Replacing the background on a video typically requires advanced desktop software and plenty of free time, or a full-fledged studio with a green screen — but Google is developing an artificial intelligence alternative that works in real time, from a smartphone camera. On Thursday, March 1, Google shared the tech behind a new feature that’s now being beta tested on the YouTube Stories app.
Google’s video segmentation technique started out like most A.I.-based imaging programs — with people manually marking the background by hand on more than 10,000 images. With that data set, the group trained the program to separate the background from the foreground. (Adobe has a similar background removal tool now inside Photoshop for still images.)

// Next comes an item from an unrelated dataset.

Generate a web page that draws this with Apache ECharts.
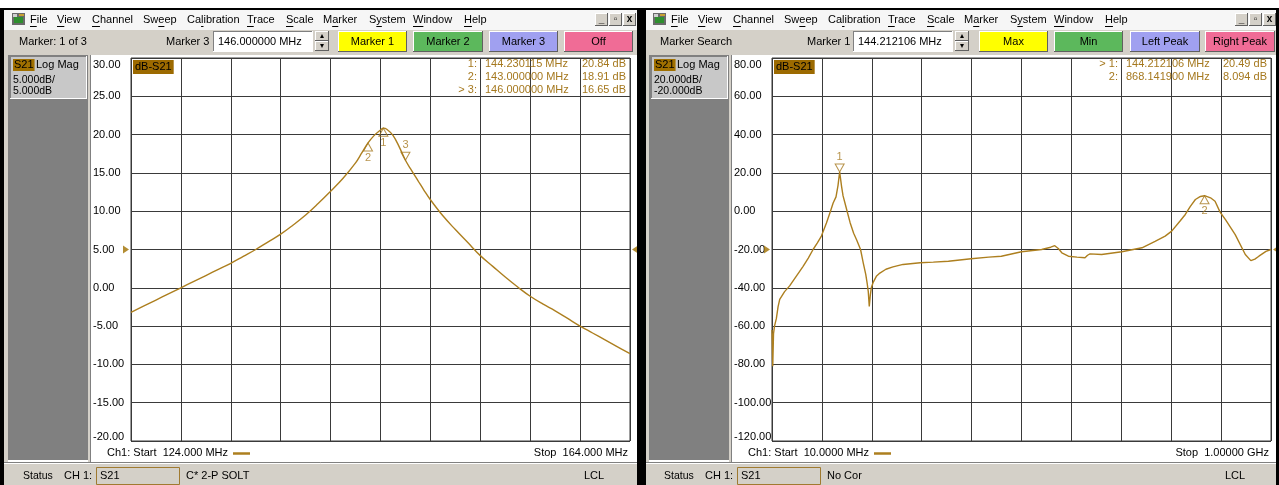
<!DOCTYPE html>
<html><head><meta charset="utf-8">
<script src="https://cdn.jsdelivr.net/npm/echarts@6/dist/echarts.min.js"></script>
<style>html,body{margin:0;padding:0;background:#fff}#c{width:1279px;height:485px}</style>
</head><body><div id="c"></div><script>
const FONT = "'Liberation Sans', Arial, sans-serif";
const TRACE = '#ad7f1f';
const MCOL = '#a5781e';

// ---- Left window: 124 - 164 MHz sweep (S21, 5 dB/div, ref 5 dB)
const leftFreq = [124,125,126,127,128,129,130,131,132,133,134,135,136,137,138,139,140,141,142,142.5,143,143.5,144,144.23,144.5,145,145.5,146,146.5,147,147.5,148,149,150,151,152,153,154,155,156,157,158,159,160,161,162,163,164];
const leftDb = [-3.2,-2.4,-1.6,-0.8,0.0,0.8,1.6,2.4,3.2,4.1,5.0,6.0,7.0,8.2,9.5,11.0,12.6,14.3,16.3,17.6,18.91,19.9,20.6,20.84,20.7,19.9,18.4,16.65,15.3,14.0,12.7,11.5,9.4,7.6,5.9,4.2,2.8,1.4,0.1,-1.1,-2.1,-3.0,-4.0,-5.0,-5.9,-6.8,-7.7,-8.6];
const leftMarkerNames = ['1','2','3'];
const leftMarkerFreq = [144.230115, 143.0, 146.0];
const leftMarkerDb = [20.84, 18.91, 16.65];
const leftActive = 2;
const leftRange = {xmin:124, xmax:164, xint:4, ymin:-20, ymax:30, yint:5, ref:5};

// ---- Right window: 10 MHz - 1 GHz sweep (S21, 20 dB/div, ref -20 dB)
const rightFreq = [10,11.5,13,15,18.7,22,25.3,35,45,58,71.7,82,91.5,100,108,118,126,131.3,137,141,144.2,146,148,151,155,159,165,172,178,185.7,191,196,199,201,203,205,207,211,217,224,236,250,270,304,330,360,405,440,465,505,545,563,571,578,585,598,615,631,636,641,664,704,744,770,790,803,820,830,840,850,860,868.14,880,889,899,910,929,949,960,968,976,990,1000];
const rightDb = [-62,-81,-64,-60,-56,-50,-46,-42,-39,-34,-28.8,-24.5,-20,-16.5,-13,-6.2,0,4.3,7.5,13.5,20.49,17,13,8,4,0,-6,-11.5,-15,-20,-27,-33,-38,-42,-49.7,-44,-40,-37,-34,-32.3,-30.3,-29.1,-27.8,-26.9,-26.6,-26.1,-24.8,-24,-23.5,-21.2,-20,-18.8,-18,-19.5,-21.7,-23.5,-24,-24.3,-23,-22.3,-22.6,-21.2,-19.1,-15.7,-13,-10.4,-5,-1.7,2.5,6.1,7.7,8.094,7,5.2,-0.5,-4.5,-12.2,-22.6,-25.8,-25,-23.5,-21,-20];
const rightMarkerNames = ['1','2'];
const rightMarkerFreq = [144.212106, 868.1419];
const rightMarkerDb = [20.49, 8.094];
const rightActive = 0;
const rightRange = {xmin:10, xmax:1000, xint:99, ymin:-120, ymax:80, yint:20, ref:-20};

// menu label, x position, index of underlined accelerator letter
const menuItems = [['File',30,0],['View',57,0],['Channel',92,0],['Sweep',143,2],['Calibration',187,2],['Trace',247,0],['Scale',286,0],['Marker',323,1],['System',369,1],['Window',413,0],['Help',464,0]];

const zip = (a,b) => a.map((v,i)=>[v,b[i]]);
const mctx = document.createElement('canvas').getContext('2d');
mctx.font = '11px ' + FONT;

const els = [];
function R(x,y,w,h,fill,stroke,lw){els.push({type:'rect',shape:{x,y,width:w,height:h},style:{fill:fill||'none',stroke:stroke||null,lineWidth:lw||1},z:10});}
function L(x1,y1,x2,y2,c,lw){els.push({type:'line',shape:{x1,y1,x2,y2},style:{stroke:c,lineWidth:lw||1},z:11});}
function T(x,y,text,o){o=o||{};els.push({type:'text',x,y,style:{text,fill:o.c||'#000',font:(o.w||'normal')+' '+(o.s||11)+'px '+FONT,textAlign:o.a||'left',textVerticalAlign:'middle',backgroundColor:o.bg,padding:o.pad},z:12});}
function raised(x,y,w,h,fill){R(x,y,w,h,fill);L(x,y+0.5,x+w,y+0.5,'#ffffff');L(x+0.5,y,x+0.5,y+h,'#ffffff');L(x,y+h-0.5,x+w,y+h-0.5,'#606060');L(x+w-0.5,y,x+w-0.5,y+h,'#606060');}
function sunken(x,y,w,h,fill){R(x,y,w,h,fill);L(x,y+0.5,x+w,y+0.5,'#808080');L(x+0.5,y,x+0.5,y+h,'#808080');L(x,y+h-0.5,x+w,y+h-0.5,'#ffffff');L(x+w-0.5,y,x+w-0.5,y+h,'#ffffff');}

function windowChrome(ox, x0, x1, cfg){
  R(x0,10,x1-x0,20,'#f6f6f6');
  // app icon
  R(ox+12,13,13,12,'#6a6a6a'); R(ox+14,17,9,6,'#2f8f2f'); R(ox+13,14,4,3,'#d0d0d0'); R(ox+19,14,5,2,'#c8a030');
  menuItems.forEach(m=>{
    T(ox+m[1],20,m[0]);
    const pre = mctx.measureText(m[0].slice(0,m[2])).width;
    const cw = mctx.measureText(m[0].charAt(m[2])).width;
    L(ox+m[1]+pre, 26.5, ox+m[1]+pre+cw, 26.5, '#000', 1);
  });
  // window controls
  const cs = cfg.ctrlShift||0;
  [['_',595],['▫',609],['x',623]].forEach(b=>{raised(ox+b[1]+cs,13,13,13,'#d4d0c8');T(ox+b[1]+cs+6.5,19.5,b[0],{a:'center',w:'bold',s:10});});
  // toolbar
  R(x0,30,x1-x0,23,'#d4d0c8');
  T(ox+cfg.tbX,42,cfg.tbLabel);
  T(ox+cfg.mkX,42,cfg.mkLabel);
  sunken(ox+cfg.inX,31,100,21,'#ffffff');
  T(ox+cfg.inX+5,42,cfg.inText);
  raised(ox+cfg.inX+102,31,14,10,'#d4d0c8'); raised(ox+cfg.inX+102,41,14,10,'#d4d0c8');
  T(ox+cfg.inX+109,36,'▴',{a:'center',s:8}); T(ox+cfg.inX+109,46,'▾',{a:'center',s:8});
  cfg.buttons.forEach(b=>{raised(b[1],31,b[2]-b[1],21,b[3]);T((b[1]+b[2])/2,42,b[0],{a:'center'});});
  // main frame
  R(x0,53,x1-x0,2,'#d4d0c8');
  R(x0,55,ox+8-x0,407,'#d4d0c8');
  R(ox+8,55,80,405,'#808080');
  R(ox+88,55,3,407,'#d4d0c8');
  L(ox+90.5,55,ox+90.5,462,'#808080');
  // channel info box
  sunken(ox+10,56,77,43,'#c8c8c8');
  T(ox+13,65,'S21',{bg:'#a07000',pad:[1,1,0,1]});
  T(ox+36,65,'Log Mag');
  T(ox+13,80,cfg.scale1,{s:10.5});
  T(ox+13,91,cfg.scale2,{s:10.5});
  // dB-S21 label
  T(cfg.gridLeft+2,67,'dB-S21',{bg:'#9c6a00',pad:[2,2,1,2]});
  // sweep info
  T(ox+107,453,cfg.start);
  L(ox+233,453.5,ox+250,453.5,TRACE,2.5);
  T(ox+628,453,cfg.stop,{a:'right'});
  // status bar
  R(x0,462,x1-x0,23,'#d4d0c8');
  L(x0,462.5,x1,462.5,'#808080'); L(x0,463.5,x1,463.5,'#ffffff');
  T(ox+23,476,'Status',{s:10.5});
  T(ox+64,476,'CH 1:');
  R(ox+96.5,467.5,83,17,'#d4d0c8','#a07a30',1);
  T(ox+100,476,'S21');
  T(ox+186,476,cfg.cal);
  T(ox+584,476,'LCL');
  // marker readouts
  cfg.names.forEach((n,i)=>{
    const y = 64 + i*13;
    T(ox+477,y,(i===cfg.active?'> ':'')+n+':',{a:'right',c:MCOL});
    T(ox+485,y,cfg.mf[i].toFixed(6)+' MHz',{c:MCOL});
    T(ox+626,y,cfg.md[i].toPrecision(4)+' dB',{a:'right',c:MCOL});
  });
}

// frame
R(0,8,1279,2,'#000'); R(0,8,4,477,'#000'); R(637,8,9,477,'#000'); R(1276,8,3,477,'#000');

windowChrome(0,4,637,{tbX:19,tbLabel:'Marker: 1 of 3',mkX:166,mkLabel:'Marker 3',inX:213,inText:'146.000000 MHz',
  buttons:[['Marker 1',338,407,'#ffff00'],['Marker 2',413,483,'#5cb85c'],['Marker 3',489,558,'#a0a0f0'],['Off',564,633,'#f06c96']],
  scale1:'5.000dB/',scale2:'5.000dB',gridLeft:131,start:'Ch1: Start  124.000 MHz',stop:'Stop  164.000 MHz',cal:'C* 2-P SOLT',
  names:leftMarkerNames,mf:leftMarkerFreq,md:leftMarkerDb,active:leftActive});
windowChrome(641,646,1276,{tbX:19,tbLabel:'Marker Search',mkX:166,mkLabel:'Marker 1',inX:212,inText:'144.212106 MHz',
  buttons:[['Max',979,1048,'#ffff00'],['Min',1054,1123,'#5cb85c'],['Left Peak',1130,1200,'#a0a0f0'],['Right Peak',1205,1275,'#f06c96']],
  scale1:'20.000dB/',scale2:'-20.000dB',gridLeft:772,start:'Ch1: Start  10.0000 MHz',stop:'Stop  1.00000 GHz',cal:'No Cor',ctrlShift:-1,
  names:rightMarkerNames,mf:rightMarkerFreq,md:rightMarkerDb,active:rightActive});

function yAxisFor(r, gi){
  return {type:'value', gridIndex:gi, min:r.ymin, max:r.ymax, interval:r.yint,
    axisLine:{show:false}, axisTick:{show:false},
    splitLine:{show:true, lineStyle:{color:'#3a3a3a', width:1}},
    axisLabel:{show:true, align:'left', margin:38, color:'#000', fontFamily:FONT, fontSize:11,
      showMinLabel:true, showMaxLabel:true,
      formatter:(v)=>{const s=v.toFixed(2); return v===r.ymax?'{t|'+s+'}':(v===r.ymin?'{b|'+s+'}':s);},
      rich:{t:{fontFamily:FONT,fontSize:11,color:'#000',padding:[14,0,0,0]}, b:{fontFamily:FONT,fontSize:11,color:'#000',padding:[0,0,8,0]}}}};
}
function xAxisFor(r, gi){
  return {type:'value', gridIndex:gi, min:r.xmin, max:r.xmax, interval:r.xint,
    axisLine:{show:false}, axisTick:{show:false}, axisLabel:{show:false},
    splitLine:{show:true, lineStyle:{color:'#3a3a3a', width:1}}};
}
const upTri = 'path://M5,0 L10,8 L0,8 Z';
const dnTri = 'path://M0,0 L10,0 L5,8 Z';
const refR = 'path://M0,0 L7,5 L0,10 Z';
const refL = 'path://M7,0 L0,5 L7,10 Z';

function seriesFor(gi, f, d, names, mf, md, active, r){
  const mk = names.map((n,i)=>({name:n, value:[mf[i], md[i]]}));
  const inactive = mk.filter((m,i)=>i!==active);
  const act = mk.filter((m,i)=>i===active);
  const common = {type:'scatter', xAxisIndex:gi, yAxisIndex:gi, clip:false, silent:true, z:5};
  return [
    {type:'line', xAxisIndex:gi, yAxisIndex:gi, data:zip(f,d), showSymbol:false, smooth:gi===0?0.4:false,
      lineStyle:{color:TRACE, width:1.4}, z:3},
    Object.assign({}, common, {data:inactive, symbol:upTri, symbolSize:[9,8], symbolOffset:[0,4],
      itemStyle:{color:'rgba(255,255,255,0)', borderColor:MCOL, borderWidth:1},
      label:{show:true, position:'bottom', distance:1, formatter:'{b}', color:MCOL, fontFamily:FONT, fontSize:11}}),
    Object.assign({}, common, {data:act, symbol:dnTri, symbolSize:[9,8], symbolOffset:[0,-4],
      itemStyle:{color:'rgba(255,255,255,0)', borderColor:MCOL, borderWidth:1},
      label:{show:true, position:'top', distance:1, formatter:'{b}', color:MCOL, fontFamily:FONT, fontSize:11}}),
    Object.assign({}, common, {data:[[r.xmin, r.ref]], symbol:refR, symbolSize:[6,8], symbolOffset:[-5,0], itemStyle:{color:'#a07000'}}),
    Object.assign({}, common, {data:[[r.xmax, r.ref]], symbol:refL, symbolSize:[6,8], symbolOffset:[5,0], itemStyle:{color:'#a07000'}})
  ];
}

const chart = echarts.init(document.getElementById('c'), null, {renderer:'canvas'});
chart.setOption({
  animation:false,
  backgroundColor:'#ffffff',
  textStyle:{fontFamily:FONT},
  grid:[
    {left:131, top:58, width:499, height:383, show:true, borderColor:'#3a3a3a', borderWidth:1, backgroundColor:'transparent'},
    {left:772, top:58, width:499, height:383, show:true, borderColor:'#3a3a3a', borderWidth:1, backgroundColor:'transparent'}
  ],
  xAxis:[xAxisFor(leftRange,0), xAxisFor(rightRange,1)],
  yAxis:[yAxisFor(leftRange,0), yAxisFor(rightRange,1)],
  series:[].concat(
    seriesFor(0, leftFreq, leftDb, leftMarkerNames, leftMarkerFreq, leftMarkerDb, leftActive, leftRange),
    seriesFor(1, rightFreq, rightDb, rightMarkerNames, rightMarkerFreq, rightMarkerDb, rightActive, rightRange)
  ),
  graphic:{elements:els}
});
</script></body></html>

That data set, however, was trained on single images — so how did Google go from a single image to replacing the background on every frame of video? Once the software masks out the background on the first image, the program uses that same mask to predict the background in the next frame. When that next frame has only minor adjustments from the first, such as slight movement from the person talking on camera, the program will make small adjustments to the mask. When the next frame is much different from the last — like if another person joins the video — then the software will discard that mask prediction entirely and create a new mask.
While the ability to separate the background is impressive by itself, Google wanted to go one step further and make that program run on the more limited hardware on a smartphone rather than a desktop computer. The programmers behind the video segmentation then made several adjustments to the program in order to improve the speed, including segmentation, downsampling, and reducing the number of channels. The team then worked to enhance quality by adding layers to create smoother edges between the foreground and background.
Google says those changes allow the app to replace the background in real time — applying changes at over 100 fps on an iPhone 7 and over 40 fps on the Google Pixel 2. The training set, Google says, had a 94.8 percent accuracy rating. All of the examples Google shared are videos of a person — the company didn’t say if the feature works on objects.
Inside the beta test of the feature, YouTubers can change the background in the video by selecting from the different effects, from a night scene to a blank background in black and white. Some of the effects in the sample even added lighting effects, like a lens flare at one corner.
The video segmentation tool is already rolling out — but only as a beta test, so the feature isn’t yet widely available. After taking in results of that test though, Google says it plans to expand the segmentation effects along with adding the feature to other programs, including augmented reality options.